* _Exercise brief_: Transcribe the lines below verbatim, skipping the images.

* _Supplied data_:

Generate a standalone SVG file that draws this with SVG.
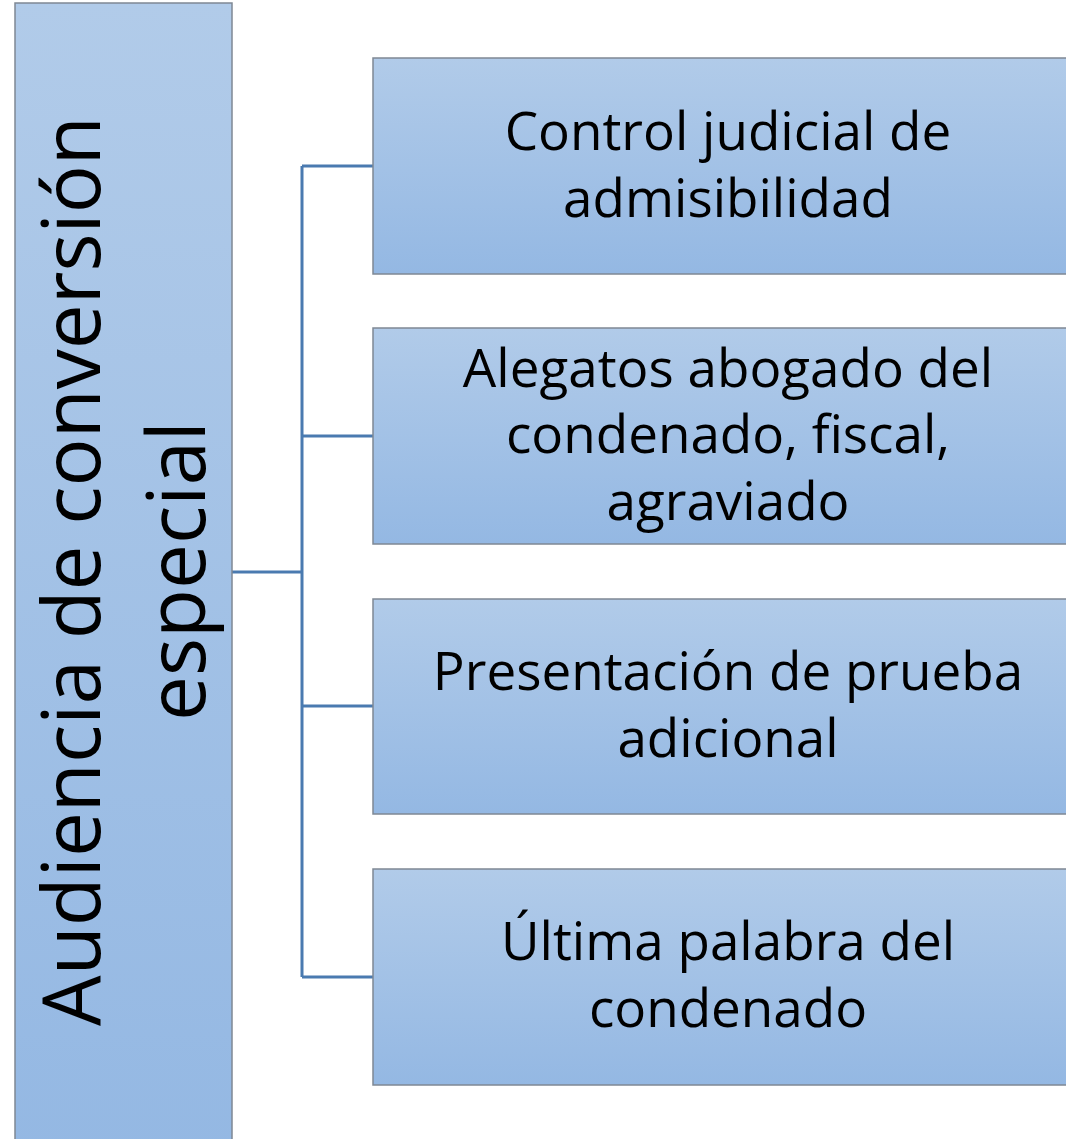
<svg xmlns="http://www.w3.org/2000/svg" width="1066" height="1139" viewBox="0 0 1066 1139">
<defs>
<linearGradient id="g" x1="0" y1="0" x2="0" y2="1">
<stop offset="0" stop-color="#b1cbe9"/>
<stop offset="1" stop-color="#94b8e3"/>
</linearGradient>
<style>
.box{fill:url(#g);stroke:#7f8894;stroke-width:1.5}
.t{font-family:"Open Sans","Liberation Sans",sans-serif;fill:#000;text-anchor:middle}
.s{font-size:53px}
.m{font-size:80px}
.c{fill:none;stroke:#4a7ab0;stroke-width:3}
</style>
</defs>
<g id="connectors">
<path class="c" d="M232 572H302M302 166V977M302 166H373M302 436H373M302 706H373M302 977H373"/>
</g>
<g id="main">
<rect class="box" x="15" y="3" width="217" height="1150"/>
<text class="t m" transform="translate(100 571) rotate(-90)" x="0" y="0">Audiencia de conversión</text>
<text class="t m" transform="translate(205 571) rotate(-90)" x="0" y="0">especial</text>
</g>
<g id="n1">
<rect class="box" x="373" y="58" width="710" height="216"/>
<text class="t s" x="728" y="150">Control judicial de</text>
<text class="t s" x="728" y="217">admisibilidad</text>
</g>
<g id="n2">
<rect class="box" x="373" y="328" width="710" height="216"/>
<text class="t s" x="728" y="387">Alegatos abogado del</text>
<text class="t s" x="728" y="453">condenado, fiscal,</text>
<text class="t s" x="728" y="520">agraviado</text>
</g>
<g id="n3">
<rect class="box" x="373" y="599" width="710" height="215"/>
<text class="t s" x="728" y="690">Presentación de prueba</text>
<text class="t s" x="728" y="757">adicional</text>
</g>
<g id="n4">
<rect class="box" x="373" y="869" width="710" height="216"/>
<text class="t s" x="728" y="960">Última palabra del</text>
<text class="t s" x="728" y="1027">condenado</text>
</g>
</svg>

* _Worked answer_:
Generate a standalone SVG file that draws this with SVG.
<svg xmlns="http://www.w3.org/2000/svg" width="1066" height="1139" viewBox="0 0 1066 1139">
<defs>
<linearGradient id="g" x1="0" y1="0" x2="0" y2="1">
<stop offset="0" stop-color="#b1cbe9"/>
<stop offset="1" stop-color="#94b8e3"/>
</linearGradient>
<style>
.box{fill:url(#g);stroke:#7f8894;stroke-width:1.5}
.t{font-family:"Open Sans","Liberation Sans",sans-serif;fill:#000;text-anchor:middle}
.s{font-size:53px}
.m{font-size:80px}
.c{fill:none;stroke:#4a7ab0;stroke-width:3}
</style>
</defs>
<g id="connectors">
<path class="c" d="M232 572H302M302 166V977M302 166H373M302 436H373M302 706H373M302 977H373"/>
</g>
<g id="main">
<rect class="box" x="15" y="3" width="217" height="1150"/>
<text class="t m" transform="translate(100 571) rotate(-90)" x="0" y="0">Audiencia de conversión</text>
<text class="t m" transform="translate(205 571) rotate(-90)" x="0" y="0">especial</text>
</g>
<g id="n1">
<rect class="box" x="373" y="58" width="710" height="216"/>
<text class="t s" x="728" y="150">Control judicial de</text>
<text class="t s" x="728" y="217">admisibilidad</text>
</g>
<g id="n2">
<rect class="box" x="373" y="328" width="710" height="216"/>
<text class="t s" x="728" y="387">Alegatos abogado del</text>
<text class="t s" x="728" y="453">condenado, fiscal,</text>
<text class="t s" x="728" y="520">agraviado</text>
</g>
<g id="n3">
<rect class="box" x="373" y="599" width="710" height="215"/>
<text class="t s" x="728" y="690">Presentación de prueba</text>
<text class="t s" x="728" y="757">adicional</text>
</g>
<g id="n4">
<rect class="box" x="373" y="869" width="710" height="216"/>
<text class="t s" x="728" y="960">Última palabra del</text>
<text class="t s" x="728" y="1027">condenado</text>
</g>
</svg>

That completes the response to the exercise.